A 401k is a very popular investment plan that is used by millions of people to prepare for retirement. Prior to investing money in a 401k, there are various tax implications that a person should understand.
No Taxes On Deposits
The first way that taxes impact a 401k is that contributions and deposits made into the account are not taxed. In most situations, deposits into a 401k are made pre-tax directly out of a person's pay check. The federal government allows all people to deposit up to $16,500 per year on a pre-tax basis. That max is higher for older individuals.
No Taxes On Gains
The second way that taxes impact a 401k is that gains on the 401k are not taxed. As your portfolio increases in size, you will not have to pay any taxes on the gains. Even if you completely sell out of one fund, you will not be taxed as long as the money stays in the 401k.
Taxes on Withdrawals
The third way that taxes impact a 401k is that the withdrawals are taxed at the person's highest tax bracket.
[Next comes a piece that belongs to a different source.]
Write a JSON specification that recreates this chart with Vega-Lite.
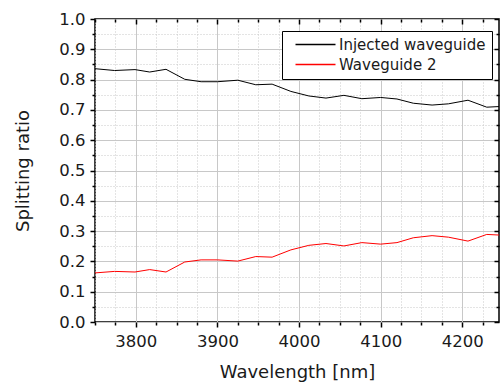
{
  "$schema": "https://vega.github.io/schema/vega-lite/v6.json",
  "width": 404,
  "height": 303,
  "autosize": {"type": "none"},
  "padding": {"left": 95, "top": 19, "right": 1, "bottom": 63},
  "background": "white",
  "config": {
    "font": "DejaVu Sans",
    "view": {"stroke": "black", "strokeWidth": 1.5}
  },
  "data": {"values": [
    {"wl": 3750, "ratio": 0.836, "series": "Injected waveguide"},
    {"wl": 3774, "ratio": 0.830, "series": "Injected waveguide"},
    {"wl": 3799, "ratio": 0.833, "series": "Injected waveguide"},
    {"wl": 3817, "ratio": 0.825, "series": "Injected waveguide"},
    {"wl": 3837, "ratio": 0.834, "series": "Injected waveguide"},
    {"wl": 3860, "ratio": 0.801, "series": "Injected waveguide"},
    {"wl": 3880, "ratio": 0.793, "series": "Injected waveguide"},
    {"wl": 3900, "ratio": 0.793, "series": "Injected waveguide"},
    {"wl": 3925, "ratio": 0.798, "series": "Injected waveguide"},
    {"wl": 3947, "ratio": 0.783, "series": "Injected waveguide"},
    {"wl": 3967, "ratio": 0.785, "series": "Injected waveguide"},
    {"wl": 3990, "ratio": 0.761, "series": "Injected waveguide"},
    {"wl": 4012, "ratio": 0.746, "series": "Injected waveguide"},
    {"wl": 4033, "ratio": 0.739, "series": "Injected waveguide"},
    {"wl": 4055, "ratio": 0.748, "series": "Injected waveguide"},
    {"wl": 4077, "ratio": 0.737, "series": "Injected waveguide"},
    {"wl": 4100, "ratio": 0.741, "series": "Injected waveguide"},
    {"wl": 4120, "ratio": 0.736, "series": "Injected waveguide"},
    {"wl": 4140, "ratio": 0.722, "series": "Injected waveguide"},
    {"wl": 4163, "ratio": 0.716, "series": "Injected waveguide"},
    {"wl": 4183, "ratio": 0.720, "series": "Injected waveguide"},
    {"wl": 4207, "ratio": 0.732, "series": "Injected waveguide"},
    {"wl": 4230, "ratio": 0.709, "series": "Injected waveguide"},
    {"wl": 4245, "ratio": 0.711, "series": "Injected waveguide"},
    {"wl": 3750, "ratio": 0.162, "series": "Waveguide 2"},
    {"wl": 3774, "ratio": 0.167, "series": "Waveguide 2"},
    {"wl": 3799, "ratio": 0.165, "series": "Waveguide 2"},
    {"wl": 3817, "ratio": 0.173, "series": "Waveguide 2"},
    {"wl": 3837, "ratio": 0.165, "series": "Waveguide 2"},
    {"wl": 3860, "ratio": 0.198, "series": "Waveguide 2"},
    {"wl": 3880, "ratio": 0.205, "series": "Waveguide 2"},
    {"wl": 3900, "ratio": 0.205, "series": "Waveguide 2"},
    {"wl": 3925, "ratio": 0.201, "series": "Waveguide 2"},
    {"wl": 3947, "ratio": 0.216, "series": "Waveguide 2"},
    {"wl": 3967, "ratio": 0.214, "series": "Waveguide 2"},
    {"wl": 3990, "ratio": 0.238, "series": "Waveguide 2"},
    {"wl": 4012, "ratio": 0.253, "series": "Waveguide 2"},
    {"wl": 4033, "ratio": 0.259, "series": "Waveguide 2"},
    {"wl": 4055, "ratio": 0.251, "series": "Waveguide 2"},
    {"wl": 4077, "ratio": 0.262, "series": "Waveguide 2"},
    {"wl": 4100, "ratio": 0.257, "series": "Waveguide 2"},
    {"wl": 4120, "ratio": 0.262, "series": "Waveguide 2"},
    {"wl": 4140, "ratio": 0.278, "series": "Waveguide 2"},
    {"wl": 4163, "ratio": 0.285, "series": "Waveguide 2"},
    {"wl": 4183, "ratio": 0.280, "series": "Waveguide 2"},
    {"wl": 4207, "ratio": 0.267, "series": "Waveguide 2"},
    {"wl": 4230, "ratio": 0.289, "series": "Waveguide 2"},
    {"wl": 4245, "ratio": 0.287, "series": "Waveguide 2"}
  ]},
  "layer": [
    {
      "mark": {"type": "line", "strokeWidth": 1, "clip": true},
      "encoding": {
        "x": {
          "field": "wl", "type": "quantitative",
          "scale": {"domain": [3750, 4245], "nice": false, "zero": false},
          "axis": {
            "title": "Wavelength [nm]",
            "titleFontSize": 18, "titleFontWeight": "normal", "titleColor": "#1a1a1a", "titlePadding": 14,
            "values": [3750, 3775, 3800, 3825, 3850, 3875, 3900, 3925, 3950, 3975, 4000, 4025, 4050, 4075, 4100, 4125, 4150, 4175, 4200, 4225],
            "labelExpr": "datum.value % 100 === 0 ? datum.label : ''",
            "format": "d",
            "labelFontSize": 16.5, "labelColor": "#1a1a1a", "labelPadding": 6,
            "domain": false,
            "tickColor": "black", "tickWidth": 1.5,
            "tickSize": {"condition": {"test": "datum.value % 100 === 0", "value": 5}, "value": 3},
            "grid": true,
            "gridColor": "#c8c8c8",
            "gridDash": {"condition": {"test": "datum.value % 100 === 0", "value": []}, "value": [1, 2]},
            "gridWidth": 1
          }
        },
        "y": {
          "field": "ratio", "type": "quantitative",
          "scale": {"domain": [0, 1], "nice": false},
          "axis": {
            "title": "Splitting ratio",
            "titleFontSize": 18, "titleFontWeight": "normal", "titleColor": "#1a1a1a", "titlePadding": 26,
            "values": [0, 0.05, 0.1, 0.15, 0.2, 0.25, 0.3, 0.35, 0.4, 0.45, 0.5, 0.55, 0.6, 0.65, 0.7, 0.75, 0.8, 0.85, 0.9, 0.95, 1.0],
            "labelExpr": "round(datum.value * 100) % 10 === 0 ? format(datum.value, '.1f') : ''",
            "labelFontSize": 16.5, "labelColor": "#1a1a1a", "labelPadding": 5,
            "domain": false,
            "tickColor": "black", "tickWidth": 1.5,
            "tickSize": {"condition": {"test": "round(datum.value * 100) % 10 === 0", "value": 5}, "value": 3},
            "grid": true,
            "gridColor": "#c8c8c8",
            "gridDash": {"condition": {"test": "round(datum.value * 100) % 10 === 0", "value": []}, "value": [1, 2]},
            "gridWidth": 1
          }
        },
        "color": {
          "field": "series", "type": "nominal",
          "scale": {"domain": ["Injected waveguide", "Waveguide 2"], "range": ["black", "red"]},
          "legend": {
            "title": null,
            "orient": "none", "legendX": 187, "legendY": 12,
            "strokeColor": "black", "fillColor": "white",
            "padding": 6, "rowPadding": 4,
            "symbolType": "M0,0H8", "symbolSize": 100, "symbolStrokeWidth": 1.5,
            "labelFontSize": 15, "labelColor": "#1a1a1a", "labelOffset": 36,
            "offset": 0
          }
        }
      }
    },
    {
      "mark": {"type": "line", "opacity": 0},
      "encoding": {
        "x": {
          "field": "wl", "type": "quantitative",
          "axis": {
            "orient": "top", "title": null, "labels": false, "domain": false,
            "values": [3750, 3775, 3800, 3825, 3850, 3875, 3900, 3925, 3950, 3975, 4000, 4025, 4050, 4075, 4100, 4125, 4150, 4175, 4200, 4225],
            "tickColor": "black", "tickWidth": 1.5,
            "tickSize": {"condition": {"test": "datum.value % 100 === 0", "value": -5}, "value": -3},
            "grid": false
          }
        },
        "y": {
          "field": "ratio", "type": "quantitative",
          "axis": {
            "orient": "right", "title": null, "labels": false, "domain": false,
            "values": [0, 0.05, 0.1, 0.15, 0.2, 0.25, 0.3, 0.35, 0.4, 0.45, 0.5, 0.55, 0.6, 0.65, 0.7, 0.75, 0.8, 0.85, 0.9, 0.95, 1.0],
            "tickColor": "black", "tickWidth": 1.5,
            "tickSize": {"condition": {"test": "round(datum.value * 100) % 10 === 0", "value": -5}, "value": -3},
            "grid": false
          }
        },
        "detail": {"field": "series", "type": "nominal"}
      }
    }
  ],
  "resolve": {"axis": {"x": "independent", "y": "independent"}}
}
Because of this, it is wise for a person to begin taking withdrawals after they have stopped working. If someone taxes a withdrawal before the age of 59, they will have to pay taxes and an early withdrawal penalty.
Taxes if Not Withdrawn
The fourth way that taxes impact a 401k is that the balance in the 401k will be taxed if withdrawals are not made at a certain point. If a person has not begun making sizable withdrawals by the time they are 70 and a half years old, the federal government will begin taxing the balance.